— Begin Data to process —

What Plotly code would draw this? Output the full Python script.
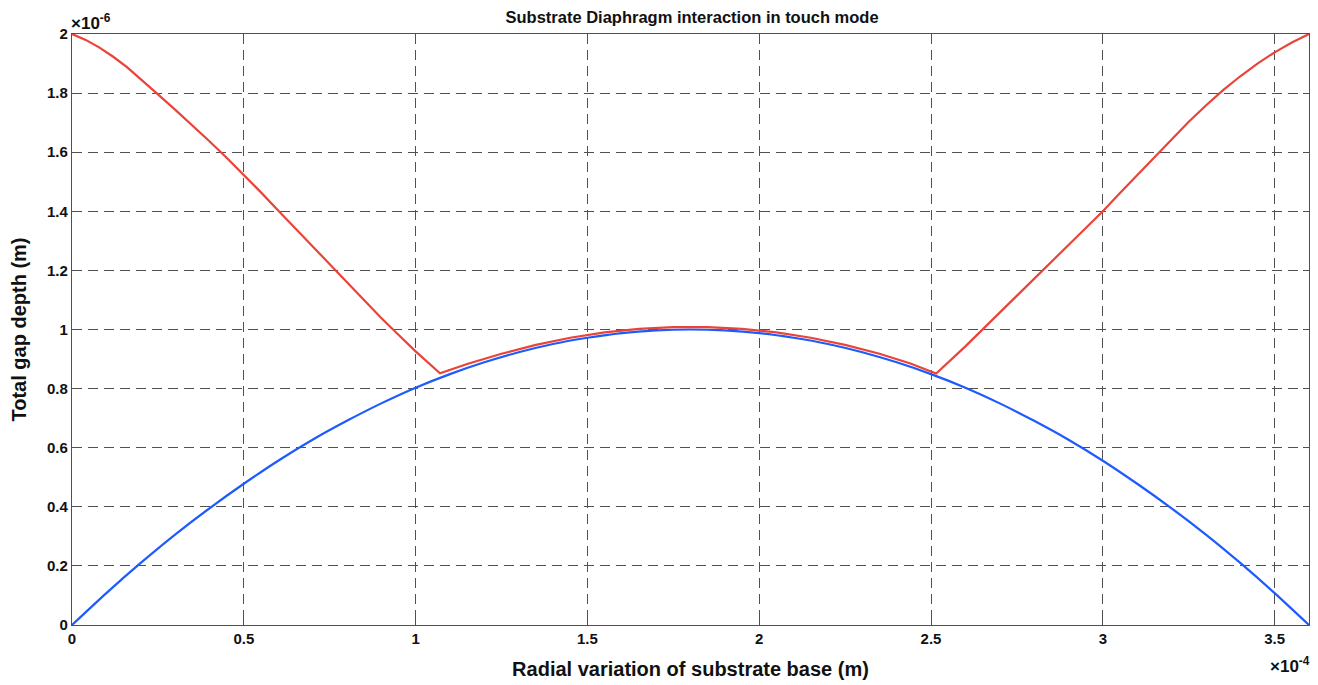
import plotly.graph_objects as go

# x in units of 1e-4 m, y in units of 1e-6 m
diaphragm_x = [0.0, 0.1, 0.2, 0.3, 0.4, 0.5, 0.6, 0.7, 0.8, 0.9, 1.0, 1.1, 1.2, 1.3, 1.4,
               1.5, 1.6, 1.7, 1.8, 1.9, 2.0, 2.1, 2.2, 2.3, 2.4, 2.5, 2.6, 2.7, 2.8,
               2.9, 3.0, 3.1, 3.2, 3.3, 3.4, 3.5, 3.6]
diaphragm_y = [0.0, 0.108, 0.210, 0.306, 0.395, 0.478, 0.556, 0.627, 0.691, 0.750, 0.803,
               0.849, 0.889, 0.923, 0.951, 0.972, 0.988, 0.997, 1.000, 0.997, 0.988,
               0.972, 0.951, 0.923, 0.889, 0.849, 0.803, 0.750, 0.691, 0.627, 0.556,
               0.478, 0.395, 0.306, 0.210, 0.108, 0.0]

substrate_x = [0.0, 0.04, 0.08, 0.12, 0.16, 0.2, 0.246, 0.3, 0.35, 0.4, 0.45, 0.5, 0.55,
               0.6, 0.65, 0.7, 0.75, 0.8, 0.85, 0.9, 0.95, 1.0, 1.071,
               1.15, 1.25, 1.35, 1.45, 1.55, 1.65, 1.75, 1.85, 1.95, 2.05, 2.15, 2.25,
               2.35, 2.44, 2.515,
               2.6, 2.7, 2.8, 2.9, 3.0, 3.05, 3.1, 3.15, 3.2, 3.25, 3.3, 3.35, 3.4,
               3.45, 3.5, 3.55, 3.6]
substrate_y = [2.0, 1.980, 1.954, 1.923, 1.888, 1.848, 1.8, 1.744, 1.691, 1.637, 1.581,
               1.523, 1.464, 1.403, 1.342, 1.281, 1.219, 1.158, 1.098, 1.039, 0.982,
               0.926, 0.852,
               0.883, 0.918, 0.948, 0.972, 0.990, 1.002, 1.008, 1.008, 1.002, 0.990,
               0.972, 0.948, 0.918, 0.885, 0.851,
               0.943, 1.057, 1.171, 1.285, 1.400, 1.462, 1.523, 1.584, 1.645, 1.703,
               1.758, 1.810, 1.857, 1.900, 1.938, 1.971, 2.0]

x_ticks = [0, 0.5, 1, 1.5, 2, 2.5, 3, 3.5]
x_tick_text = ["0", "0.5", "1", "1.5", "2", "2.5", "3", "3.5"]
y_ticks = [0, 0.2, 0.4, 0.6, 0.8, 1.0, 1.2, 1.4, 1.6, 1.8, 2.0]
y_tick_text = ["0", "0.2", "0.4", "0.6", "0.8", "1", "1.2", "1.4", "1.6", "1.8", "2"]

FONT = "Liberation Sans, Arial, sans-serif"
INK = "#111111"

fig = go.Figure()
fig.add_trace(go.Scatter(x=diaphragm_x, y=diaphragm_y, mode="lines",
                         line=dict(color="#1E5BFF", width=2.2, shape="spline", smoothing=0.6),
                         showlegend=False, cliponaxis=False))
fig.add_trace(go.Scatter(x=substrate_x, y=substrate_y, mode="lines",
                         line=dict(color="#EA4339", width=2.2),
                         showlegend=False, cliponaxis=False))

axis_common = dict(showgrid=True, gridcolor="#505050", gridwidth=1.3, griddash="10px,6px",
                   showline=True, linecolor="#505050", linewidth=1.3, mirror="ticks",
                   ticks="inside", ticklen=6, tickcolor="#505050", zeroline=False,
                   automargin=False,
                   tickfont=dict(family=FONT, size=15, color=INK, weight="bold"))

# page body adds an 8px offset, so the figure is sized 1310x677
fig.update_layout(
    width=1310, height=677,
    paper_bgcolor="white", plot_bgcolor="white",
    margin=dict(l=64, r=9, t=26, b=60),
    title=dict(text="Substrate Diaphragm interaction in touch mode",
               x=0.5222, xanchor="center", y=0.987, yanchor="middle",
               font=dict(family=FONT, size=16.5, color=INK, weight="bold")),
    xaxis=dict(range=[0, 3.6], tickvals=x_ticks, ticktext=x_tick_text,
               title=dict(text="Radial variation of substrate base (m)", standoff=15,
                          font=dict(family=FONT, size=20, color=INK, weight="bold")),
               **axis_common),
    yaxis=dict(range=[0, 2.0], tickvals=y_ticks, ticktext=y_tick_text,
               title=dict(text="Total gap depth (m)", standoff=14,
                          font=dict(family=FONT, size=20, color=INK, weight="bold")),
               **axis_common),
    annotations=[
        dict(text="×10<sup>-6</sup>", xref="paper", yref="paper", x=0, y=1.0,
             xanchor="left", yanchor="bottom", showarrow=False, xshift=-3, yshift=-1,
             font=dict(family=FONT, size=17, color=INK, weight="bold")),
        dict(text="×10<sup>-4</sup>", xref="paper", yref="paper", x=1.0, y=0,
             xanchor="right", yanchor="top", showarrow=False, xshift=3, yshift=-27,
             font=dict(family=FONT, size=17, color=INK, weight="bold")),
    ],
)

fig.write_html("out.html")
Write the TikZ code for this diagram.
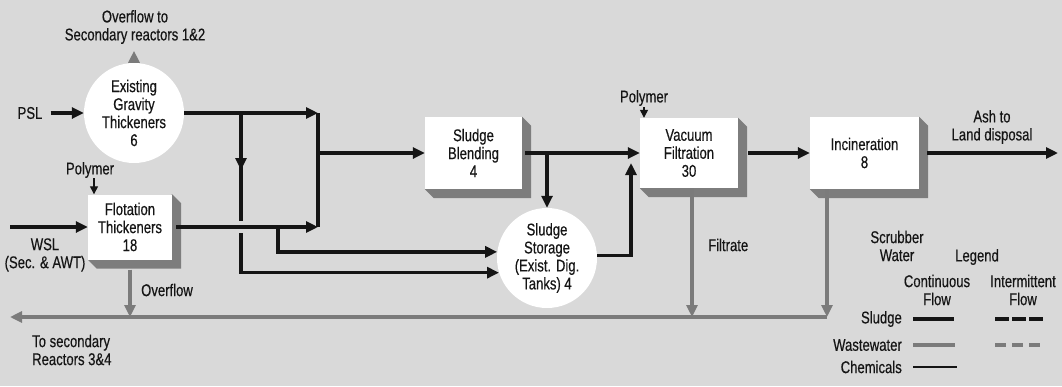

— End Data to process —

Repeat the material above in full and exactly, apart from the pictures.

• **Response to this exercise**:
What Plotly code would draw this? Output the full Python script.
import plotly.graph_objects as go

# x in units of 1e-4 m, y in units of 1e-6 m
diaphragm_x = [0.0, 0.1, 0.2, 0.3, 0.4, 0.5, 0.6, 0.7, 0.8, 0.9, 1.0, 1.1, 1.2, 1.3, 1.4,
               1.5, 1.6, 1.7, 1.8, 1.9, 2.0, 2.1, 2.2, 2.3, 2.4, 2.5, 2.6, 2.7, 2.8,
               2.9, 3.0, 3.1, 3.2, 3.3, 3.4, 3.5, 3.6]
diaphragm_y = [0.0, 0.108, 0.210, 0.306, 0.395, 0.478, 0.556, 0.627, 0.691, 0.750, 0.803,
               0.849, 0.889, 0.923, 0.951, 0.972, 0.988, 0.997, 1.000, 0.997, 0.988,
               0.972, 0.951, 0.923, 0.889, 0.849, 0.803, 0.750, 0.691, 0.627, 0.556,
               0.478, 0.395, 0.306, 0.210, 0.108, 0.0]

substrate_x = [0.0, 0.04, 0.08, 0.12, 0.16, 0.2, 0.246, 0.3, 0.35, 0.4, 0.45, 0.5, 0.55,
               0.6, 0.65, 0.7, 0.75, 0.8, 0.85, 0.9, 0.95, 1.0, 1.071,
               1.15, 1.25, 1.35, 1.45, 1.55, 1.65, 1.75, 1.85, 1.95, 2.05, 2.15, 2.25,
               2.35, 2.44, 2.515,
               2.6, 2.7, 2.8, 2.9, 3.0, 3.05, 3.1, 3.15, 3.2, 3.25, 3.3, 3.35, 3.4,
               3.45, 3.5, 3.55, 3.6]
substrate_y = [2.0, 1.980, 1.954, 1.923, 1.888, 1.848, 1.8, 1.744, 1.691, 1.637, 1.581,
               1.523, 1.464, 1.403, 1.342, 1.281, 1.219, 1.158, 1.098, 1.039, 0.982,
               0.926, 0.852,
               0.883, 0.918, 0.948, 0.972, 0.990, 1.002, 1.008, 1.008, 1.002, 0.990,
               0.972, 0.948, 0.918, 0.885, 0.851,
               0.943, 1.057, 1.171, 1.285, 1.400, 1.462, 1.523, 1.584, 1.645, 1.703,
               1.758, 1.810, 1.857, 1.900, 1.938, 1.971, 2.0]

x_ticks = [0, 0.5, 1, 1.5, 2, 2.5, 3, 3.5]
x_tick_text = ["0", "0.5", "1", "1.5", "2", "2.5", "3", "3.5"]
y_ticks = [0, 0.2, 0.4, 0.6, 0.8, 1.0, 1.2, 1.4, 1.6, 1.8, 2.0]
y_tick_text = ["0", "0.2", "0.4", "0.6", "0.8", "1", "1.2", "1.4", "1.6", "1.8", "2"]

FONT = "Liberation Sans, Arial, sans-serif"
INK = "#111111"

fig = go.Figure()
fig.add_trace(go.Scatter(x=diaphragm_x, y=diaphragm_y, mode="lines",
                         line=dict(color="#1E5BFF", width=2.2, shape="spline", smoothing=0.6),
                         showlegend=False, cliponaxis=False))
fig.add_trace(go.Scatter(x=substrate_x, y=substrate_y, mode="lines",
                         line=dict(color="#EA4339", width=2.2),
                         showlegend=False, cliponaxis=False))

axis_common = dict(showgrid=True, gridcolor="#505050", gridwidth=1.3, griddash="10px,6px",
                   showline=True, linecolor="#505050", linewidth=1.3, mirror="ticks",
                   ticks="inside", ticklen=6, tickcolor="#505050", zeroline=False,
                   automargin=False,
                   tickfont=dict(family=FONT, size=15, color=INK, weight="bold"))

# page body adds an 8px offset, so the figure is sized 1310x677
fig.update_layout(
    width=1310, height=677,
    paper_bgcolor="white", plot_bgcolor="white",
    margin=dict(l=64, r=9, t=26, b=60),
    title=dict(text="Substrate Diaphragm interaction in touch mode",
               x=0.5222, xanchor="center", y=0.987, yanchor="middle",
               font=dict(family=FONT, size=16.5, color=INK, weight="bold")),
    xaxis=dict(range=[0, 3.6], tickvals=x_ticks, ticktext=x_tick_text,
               title=dict(text="Radial variation of substrate base (m)", standoff=15,
                          font=dict(family=FONT, size=20, color=INK, weight="bold")),
               **axis_common),
    yaxis=dict(range=[0, 2.0], tickvals=y_ticks, ticktext=y_tick_text,
               title=dict(text="Total gap depth (m)", standoff=14,
                          font=dict(family=FONT, size=20, color=INK, weight="bold")),
               **axis_common),
    annotations=[
        dict(text="×10<sup>-6</sup>", xref="paper", yref="paper", x=0, y=1.0,
             xanchor="left", yanchor="bottom", showarrow=False, xshift=-3, yshift=-1,
             font=dict(family=FONT, size=17, color=INK, weight="bold")),
        dict(text="×10<sup>-4</sup>", xref="paper", yref="paper", x=1.0, y=0,
             xanchor="right", yanchor="top", showarrow=False, xshift=3, yshift=-27,
             font=dict(family=FONT, size=17, color=INK, weight="bold")),
    ],
)

fig.write_html("out.html")
Write the TikZ code for this diagram.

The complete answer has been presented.